Scholars have called attention to the fact that, in its particular emphasis on the eyes and the right hand, the Munich portrait was intended to portray Dürer as the "thinking" artist. Dürer's use of the full-face view and almost hypnotic gaze emphasize his belief that the sense of sight is the most noble of the five senses. He was to state this idea verbally in 1512 in an early version of the Introduction to his projected ‘Painter’s Manual’ ("For the noblest of man's senses is sight . . . Therefore a thing seen is more believable and long-lasting to us than something we hear"). The strict symmetry of the portrait, too, would have had special meaning as the equivalent of the ‘symmetria’, or ‘harmonia’, praised by such ancient writers as Cicero, Vitruvius, and Lucian, and promulgated in Italian Renaissance art and theory by Alberti (whose book on painting was still in manuscript, although its author was long dead) and in Germany by Celtis himself in his praise of Dürer. (...)
The man in the Munich portrait is Dürer the Humanist—the new and Christianized Apelles. The darkened tone and limited color scheme of the painting may have been selected by the artist in accordance with Pliny's description of the art of Apelles, who was famous both for his four-color palette and his dark and lustrous glaze ‘atramentum’, reported to have been made of burnt ivory, which enhanced the brilliance of his colors while protecting them from dust.

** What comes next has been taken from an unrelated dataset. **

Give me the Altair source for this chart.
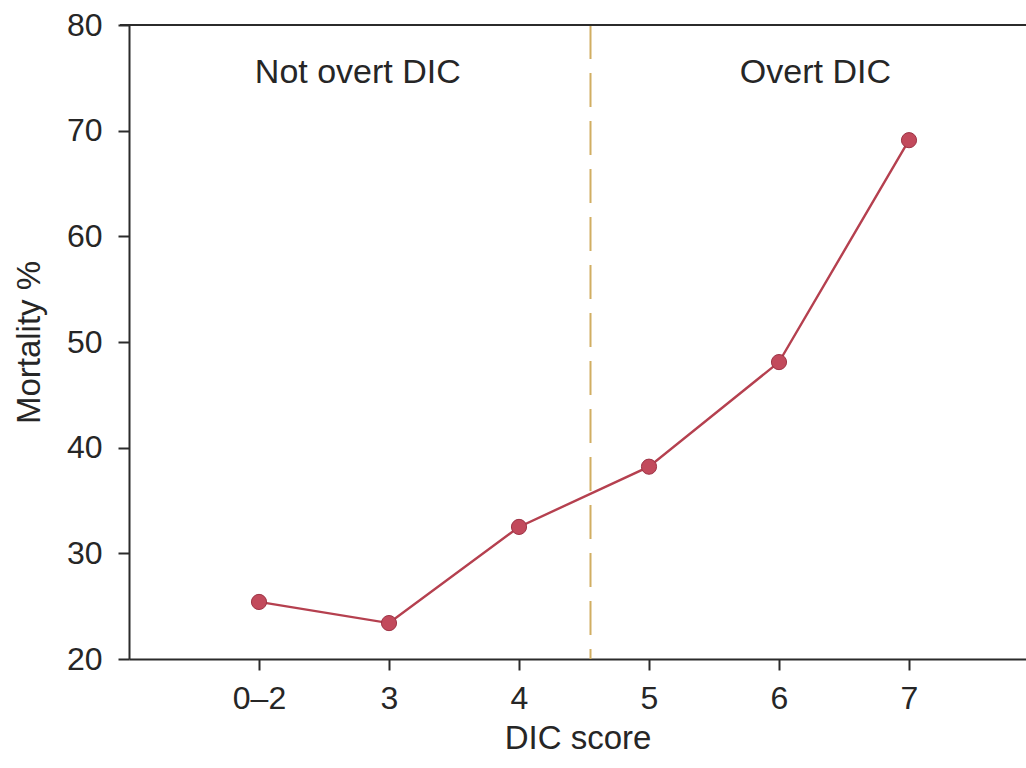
import altair as alt
import pandas as pd

# ---- data ----
categories = ["0–2", "3", "4", "5", "6", "7"]
score_pos = [2, 3, 4, 5, 6, 7]
mortality = [25.4, 23.4, 32.5, 38.2, 48.1, 69.1]

threshold = [4.55]
region_labels = ["Not overt DIC", "Overt DIC"]
region_x = [2.76, 6.28]
region_y = [74.5, 74.5]

FONT = "Liberation Sans"
AXIS_COLOR = "#2b2b2b"
LINE_COLOR = "#b5404f"
DASH_COLOR = "#d1ae62"
TEXT_COLOR = "#262626"

df = pd.DataFrame({"cat": categories, "x": score_pos, "y": mortality})
thr = pd.DataFrame({"x": threshold})
lab = pd.DataFrame({"text": region_labels, "x": region_x, "y": region_y})
top = pd.DataFrame({"y": [80]})

label_map = " : ".join(
    f"datum.value == {p} ? '{c}'" for p, c in zip(score_pos, categories)
) + " : ''"

xscale = alt.Scale(domain=[1, 7.9], nice=False, zero=False)
yscale = alt.Scale(domain=[20, 80], nice=False, zero=False)

xaxis = alt.Axis(
    values=score_pos,
    labelExpr=label_map,
    title="DIC score",
    grid=False,
    domainColor=AXIS_COLOR,
    domainWidth=2,
    tickColor=AXIS_COLOR,
    tickWidth=2,
    tickSize=11,
    labelFont=FONT,
    labelFontSize=32,
    labelColor=TEXT_COLOR,
    labelPadding=13,
    titleFont=FONT,
    titleFontSize=33,
    titleFontWeight="normal",
    titleColor=TEXT_COLOR,
    titlePadding=8,
)
yaxis = alt.Axis(
    values=[20, 30, 40, 50, 60, 70, 80],
    title="Mortality %",
    grid=False,
    domainColor=AXIS_COLOR,
    domainWidth=2,
    tickColor=AXIS_COLOR,
    tickWidth=2,
    tickSize=11,
    labelFont=FONT,
    labelFontSize=32,
    labelColor=TEXT_COLOR,
    labelPadding=16,
    titleFont=FONT,
    titleFontSize=33,
    titleFontWeight="normal",
    titleColor=TEXT_COLOR,
    titlePadding=20,
)

base = alt.Chart(df)

line = base.mark_line(color=LINE_COLOR, strokeWidth=2.4).encode(
    x=alt.X("x:Q", scale=xscale, axis=xaxis),
    y=alt.Y("y:Q", scale=yscale, axis=yaxis),
)
points = base.mark_circle(
    size=230, color="#c24a5c", opacity=1, stroke="#9e3446", strokeWidth=1
).encode(x=alt.X("x:Q", scale=xscale), y=alt.Y("y:Q", scale=yscale))

dash = alt.Chart(thr).mark_rule(
    color=DASH_COLOR, strokeWidth=2, strokeDash=[34, 14]
).encode(x=alt.X("x:Q", scale=xscale))

top_rule = alt.Chart(top).mark_rule(color=AXIS_COLOR, strokeWidth=2).encode(
    y=alt.Y("y:Q", scale=yscale),
    x=alt.value(-9),
    x2=alt.value(897),
)

text = alt.Chart(lab).mark_text(
    font=FONT, fontSize=34, color=TEXT_COLOR, align="center", baseline="alphabetic"
).encode(
    x=alt.X("x:Q", scale=xscale),
    y=alt.Y("y:Q", scale=yscale),
    text="text:N",
)

chart = (
    alt.layer(dash, top_rule, line, points, text)
    .properties(
        width=897,
        height=634,
        autosize=alt.AutoSizeParams(type="none"),
        padding={"left": 129, "top": 25, "right": 0, "bottom": 109},
        background="white",
    )
    .configure_view(stroke=None)
)

chart.save("out.html", embed_options={"renderer": "svg", "actions": False})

Celtis's comparison of Dürer to Albertus Magnus is a compliment founded in part upon the coincidence of names, but largely on Dürer's demonstrated capacity to illustrate the assertion made by Albertus Magnus in ‘De pulchro et bono’ that everything that actually exists participates in the beautiful and the good. (...)
The fact that Celtis had written four poems in praise of Dürer, however, and that Dürer had painted such a manifesto-like portrait of himself at about the same time, strongly suggests that there were still more important plans afoot for Dürer’s future. Like Willibald Pirckheimer, Albrecht Dürer had agreed to play a vital role in the cultural campaign that Celtis called "bringing Apollo to Germany."...” (pp. 68-9)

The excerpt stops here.